*STATED EXERCISE*. Locate each line in the records containing "this". Copy it.
** BEGIN DATASET RECORDS **
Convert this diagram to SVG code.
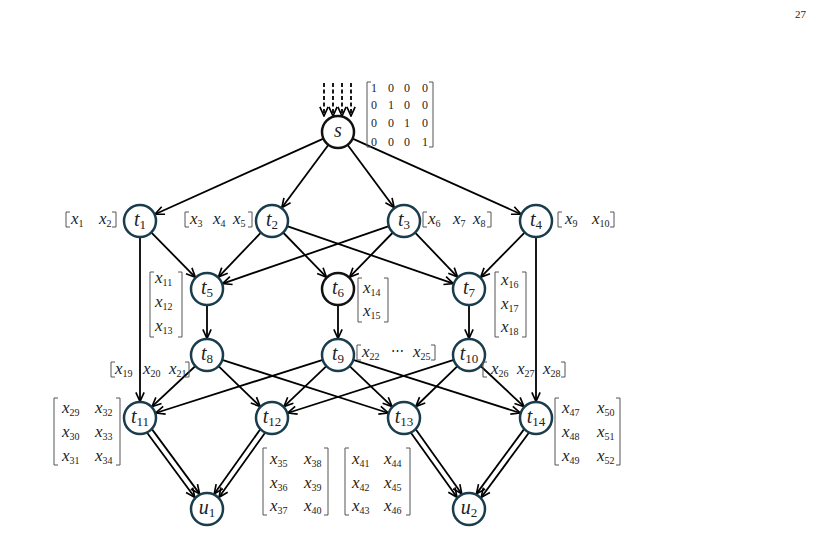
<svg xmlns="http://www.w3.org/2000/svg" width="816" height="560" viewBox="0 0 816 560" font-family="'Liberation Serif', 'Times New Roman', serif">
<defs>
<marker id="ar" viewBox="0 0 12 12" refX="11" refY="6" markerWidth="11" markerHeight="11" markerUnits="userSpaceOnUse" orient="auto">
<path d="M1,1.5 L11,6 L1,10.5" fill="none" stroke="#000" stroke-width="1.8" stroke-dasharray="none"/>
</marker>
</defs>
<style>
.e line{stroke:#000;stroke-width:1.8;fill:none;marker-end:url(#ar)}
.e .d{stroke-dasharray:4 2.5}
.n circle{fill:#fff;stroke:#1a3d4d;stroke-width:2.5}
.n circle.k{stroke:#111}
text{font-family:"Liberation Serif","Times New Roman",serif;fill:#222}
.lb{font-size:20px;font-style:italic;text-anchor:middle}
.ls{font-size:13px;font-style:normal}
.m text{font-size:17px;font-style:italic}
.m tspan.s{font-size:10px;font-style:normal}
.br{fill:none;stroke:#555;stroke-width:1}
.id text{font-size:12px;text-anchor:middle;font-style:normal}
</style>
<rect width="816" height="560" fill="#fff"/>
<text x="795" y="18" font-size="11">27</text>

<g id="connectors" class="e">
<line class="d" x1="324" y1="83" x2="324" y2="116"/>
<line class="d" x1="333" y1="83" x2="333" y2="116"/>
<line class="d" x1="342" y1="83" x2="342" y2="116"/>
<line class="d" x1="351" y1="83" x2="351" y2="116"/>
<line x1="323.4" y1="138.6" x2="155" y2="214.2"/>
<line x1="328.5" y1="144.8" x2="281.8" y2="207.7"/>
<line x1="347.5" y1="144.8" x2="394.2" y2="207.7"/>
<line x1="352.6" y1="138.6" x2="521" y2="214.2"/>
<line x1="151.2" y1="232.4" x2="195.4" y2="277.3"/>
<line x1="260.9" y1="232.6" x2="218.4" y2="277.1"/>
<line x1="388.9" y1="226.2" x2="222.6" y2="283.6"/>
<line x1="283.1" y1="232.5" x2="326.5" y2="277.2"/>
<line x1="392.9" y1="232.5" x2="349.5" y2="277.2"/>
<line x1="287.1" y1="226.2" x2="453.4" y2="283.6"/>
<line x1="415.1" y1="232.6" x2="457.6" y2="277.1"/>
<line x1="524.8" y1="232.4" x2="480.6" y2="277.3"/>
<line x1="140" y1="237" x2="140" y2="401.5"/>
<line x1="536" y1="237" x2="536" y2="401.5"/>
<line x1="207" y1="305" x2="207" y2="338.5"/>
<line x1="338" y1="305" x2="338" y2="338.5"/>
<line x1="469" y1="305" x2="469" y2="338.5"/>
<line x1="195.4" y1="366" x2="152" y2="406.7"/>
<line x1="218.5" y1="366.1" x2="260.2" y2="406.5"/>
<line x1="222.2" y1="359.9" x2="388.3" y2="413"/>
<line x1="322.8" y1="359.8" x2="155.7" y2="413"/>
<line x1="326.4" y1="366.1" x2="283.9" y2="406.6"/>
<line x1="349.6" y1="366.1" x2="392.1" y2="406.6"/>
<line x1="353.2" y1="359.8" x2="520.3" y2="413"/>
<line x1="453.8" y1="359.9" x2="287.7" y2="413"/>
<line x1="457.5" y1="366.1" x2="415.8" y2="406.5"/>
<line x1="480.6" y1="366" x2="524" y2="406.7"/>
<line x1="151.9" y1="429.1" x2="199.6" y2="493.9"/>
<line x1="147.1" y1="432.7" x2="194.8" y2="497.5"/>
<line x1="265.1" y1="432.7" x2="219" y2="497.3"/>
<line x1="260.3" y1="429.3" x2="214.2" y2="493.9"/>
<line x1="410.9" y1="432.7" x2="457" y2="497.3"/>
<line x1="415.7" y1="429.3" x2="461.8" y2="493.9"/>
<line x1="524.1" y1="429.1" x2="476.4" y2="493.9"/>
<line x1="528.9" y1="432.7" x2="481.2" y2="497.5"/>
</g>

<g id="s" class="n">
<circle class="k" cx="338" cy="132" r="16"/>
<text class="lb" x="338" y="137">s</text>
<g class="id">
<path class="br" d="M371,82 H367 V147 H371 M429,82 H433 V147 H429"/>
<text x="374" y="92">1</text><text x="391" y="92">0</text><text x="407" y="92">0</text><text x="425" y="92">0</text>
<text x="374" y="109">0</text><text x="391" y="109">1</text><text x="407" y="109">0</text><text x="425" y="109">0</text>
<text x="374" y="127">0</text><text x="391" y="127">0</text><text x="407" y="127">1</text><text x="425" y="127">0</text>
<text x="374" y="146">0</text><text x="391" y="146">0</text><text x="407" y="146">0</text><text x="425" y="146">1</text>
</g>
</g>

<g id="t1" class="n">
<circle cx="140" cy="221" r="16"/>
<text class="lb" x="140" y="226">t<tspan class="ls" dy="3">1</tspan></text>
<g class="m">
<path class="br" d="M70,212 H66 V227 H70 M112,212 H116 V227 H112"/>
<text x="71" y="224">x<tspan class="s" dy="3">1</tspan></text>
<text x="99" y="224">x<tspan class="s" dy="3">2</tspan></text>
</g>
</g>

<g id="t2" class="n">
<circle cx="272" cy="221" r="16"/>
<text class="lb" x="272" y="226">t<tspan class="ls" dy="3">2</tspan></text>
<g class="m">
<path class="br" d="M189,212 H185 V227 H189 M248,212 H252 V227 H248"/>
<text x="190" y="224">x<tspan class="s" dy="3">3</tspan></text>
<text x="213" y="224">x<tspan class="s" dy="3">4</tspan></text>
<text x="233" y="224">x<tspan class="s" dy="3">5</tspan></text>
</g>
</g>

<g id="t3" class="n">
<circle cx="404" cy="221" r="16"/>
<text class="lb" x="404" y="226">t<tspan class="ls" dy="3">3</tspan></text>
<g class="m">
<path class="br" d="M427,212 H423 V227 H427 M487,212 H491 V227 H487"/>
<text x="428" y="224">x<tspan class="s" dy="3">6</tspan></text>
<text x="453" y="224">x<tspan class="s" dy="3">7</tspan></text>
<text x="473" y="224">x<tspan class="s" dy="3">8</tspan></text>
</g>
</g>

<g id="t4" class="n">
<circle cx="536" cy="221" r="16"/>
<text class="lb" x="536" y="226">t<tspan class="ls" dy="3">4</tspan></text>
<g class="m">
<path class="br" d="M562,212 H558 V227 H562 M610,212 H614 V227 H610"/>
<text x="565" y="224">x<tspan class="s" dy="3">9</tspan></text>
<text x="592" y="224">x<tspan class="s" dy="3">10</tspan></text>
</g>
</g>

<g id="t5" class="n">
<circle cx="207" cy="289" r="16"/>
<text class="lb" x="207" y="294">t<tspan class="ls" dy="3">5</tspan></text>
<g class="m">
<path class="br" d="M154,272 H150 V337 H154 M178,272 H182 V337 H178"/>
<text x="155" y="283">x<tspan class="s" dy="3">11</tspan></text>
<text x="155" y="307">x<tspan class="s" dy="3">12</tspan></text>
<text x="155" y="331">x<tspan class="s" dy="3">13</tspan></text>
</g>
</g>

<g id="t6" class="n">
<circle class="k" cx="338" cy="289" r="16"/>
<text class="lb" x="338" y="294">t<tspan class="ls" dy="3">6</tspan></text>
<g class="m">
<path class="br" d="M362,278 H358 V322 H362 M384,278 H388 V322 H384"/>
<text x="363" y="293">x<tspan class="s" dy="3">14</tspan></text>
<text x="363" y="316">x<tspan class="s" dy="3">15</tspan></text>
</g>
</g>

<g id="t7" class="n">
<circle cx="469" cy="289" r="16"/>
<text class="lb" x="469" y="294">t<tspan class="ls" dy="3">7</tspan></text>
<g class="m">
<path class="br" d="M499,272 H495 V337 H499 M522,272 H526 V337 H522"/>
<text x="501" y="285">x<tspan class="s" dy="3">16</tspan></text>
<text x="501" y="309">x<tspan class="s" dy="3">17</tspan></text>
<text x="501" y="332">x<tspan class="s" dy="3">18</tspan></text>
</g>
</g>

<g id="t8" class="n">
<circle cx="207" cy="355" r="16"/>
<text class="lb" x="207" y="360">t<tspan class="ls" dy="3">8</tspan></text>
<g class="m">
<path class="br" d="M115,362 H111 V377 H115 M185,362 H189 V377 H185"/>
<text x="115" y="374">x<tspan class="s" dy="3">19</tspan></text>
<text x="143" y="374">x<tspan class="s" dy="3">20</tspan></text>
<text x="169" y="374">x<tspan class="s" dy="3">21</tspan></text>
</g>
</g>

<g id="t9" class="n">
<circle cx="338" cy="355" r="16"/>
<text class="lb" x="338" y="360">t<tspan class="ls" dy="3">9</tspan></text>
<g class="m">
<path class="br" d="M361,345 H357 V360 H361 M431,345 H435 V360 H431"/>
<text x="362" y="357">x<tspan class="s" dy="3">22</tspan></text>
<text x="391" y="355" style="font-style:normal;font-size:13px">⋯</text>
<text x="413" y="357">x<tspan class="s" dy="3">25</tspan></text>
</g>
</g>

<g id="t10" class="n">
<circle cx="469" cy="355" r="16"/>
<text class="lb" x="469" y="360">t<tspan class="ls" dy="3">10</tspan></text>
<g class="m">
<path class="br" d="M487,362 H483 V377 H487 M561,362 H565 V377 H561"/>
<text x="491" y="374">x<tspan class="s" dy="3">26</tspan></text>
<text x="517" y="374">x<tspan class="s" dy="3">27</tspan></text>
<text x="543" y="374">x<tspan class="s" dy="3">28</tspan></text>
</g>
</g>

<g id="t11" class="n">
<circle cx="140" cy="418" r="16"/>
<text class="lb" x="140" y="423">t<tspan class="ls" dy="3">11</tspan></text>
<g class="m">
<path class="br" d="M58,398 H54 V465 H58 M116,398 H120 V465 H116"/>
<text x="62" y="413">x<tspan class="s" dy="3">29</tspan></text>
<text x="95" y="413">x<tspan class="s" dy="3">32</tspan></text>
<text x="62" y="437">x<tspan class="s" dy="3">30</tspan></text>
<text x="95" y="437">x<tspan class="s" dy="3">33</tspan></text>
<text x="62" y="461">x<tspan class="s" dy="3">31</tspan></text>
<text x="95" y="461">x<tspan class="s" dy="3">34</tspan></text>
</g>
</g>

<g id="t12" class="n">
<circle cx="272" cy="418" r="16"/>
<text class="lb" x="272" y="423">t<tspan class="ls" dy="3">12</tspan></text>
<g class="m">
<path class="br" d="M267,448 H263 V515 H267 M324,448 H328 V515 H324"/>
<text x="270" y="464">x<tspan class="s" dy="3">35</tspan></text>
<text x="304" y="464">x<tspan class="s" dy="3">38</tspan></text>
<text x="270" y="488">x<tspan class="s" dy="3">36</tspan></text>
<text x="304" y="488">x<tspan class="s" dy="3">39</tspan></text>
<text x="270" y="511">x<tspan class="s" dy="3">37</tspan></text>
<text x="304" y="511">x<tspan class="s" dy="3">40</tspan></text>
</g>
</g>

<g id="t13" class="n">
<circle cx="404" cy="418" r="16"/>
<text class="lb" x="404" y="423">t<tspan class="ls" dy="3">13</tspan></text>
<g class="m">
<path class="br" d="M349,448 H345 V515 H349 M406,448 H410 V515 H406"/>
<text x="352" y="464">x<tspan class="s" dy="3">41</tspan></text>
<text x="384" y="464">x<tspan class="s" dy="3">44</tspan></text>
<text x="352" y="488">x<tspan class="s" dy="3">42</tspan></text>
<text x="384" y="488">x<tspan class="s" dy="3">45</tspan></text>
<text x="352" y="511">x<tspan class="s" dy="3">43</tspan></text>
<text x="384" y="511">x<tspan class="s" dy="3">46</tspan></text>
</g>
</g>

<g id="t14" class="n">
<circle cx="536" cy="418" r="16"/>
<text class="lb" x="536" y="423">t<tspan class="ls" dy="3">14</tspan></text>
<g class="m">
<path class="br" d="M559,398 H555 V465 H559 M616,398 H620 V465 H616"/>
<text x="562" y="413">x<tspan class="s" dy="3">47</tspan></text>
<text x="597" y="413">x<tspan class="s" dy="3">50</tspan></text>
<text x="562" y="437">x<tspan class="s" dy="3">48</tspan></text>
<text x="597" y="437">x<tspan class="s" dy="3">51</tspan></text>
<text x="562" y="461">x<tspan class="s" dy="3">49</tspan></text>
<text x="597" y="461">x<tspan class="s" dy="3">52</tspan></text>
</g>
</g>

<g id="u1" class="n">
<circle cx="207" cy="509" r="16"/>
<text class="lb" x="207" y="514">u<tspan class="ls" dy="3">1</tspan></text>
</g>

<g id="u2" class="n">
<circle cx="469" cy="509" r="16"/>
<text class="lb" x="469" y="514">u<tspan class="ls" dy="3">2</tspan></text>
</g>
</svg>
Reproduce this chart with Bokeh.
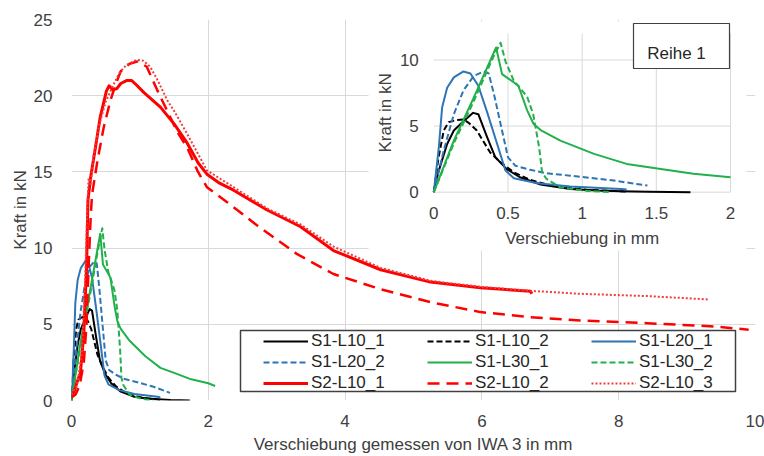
** END DATASET RECORDS **
*SOLVED EXERCISE*.
Convert this diagram to SVG code.
Reproduce this chart with Bokeh.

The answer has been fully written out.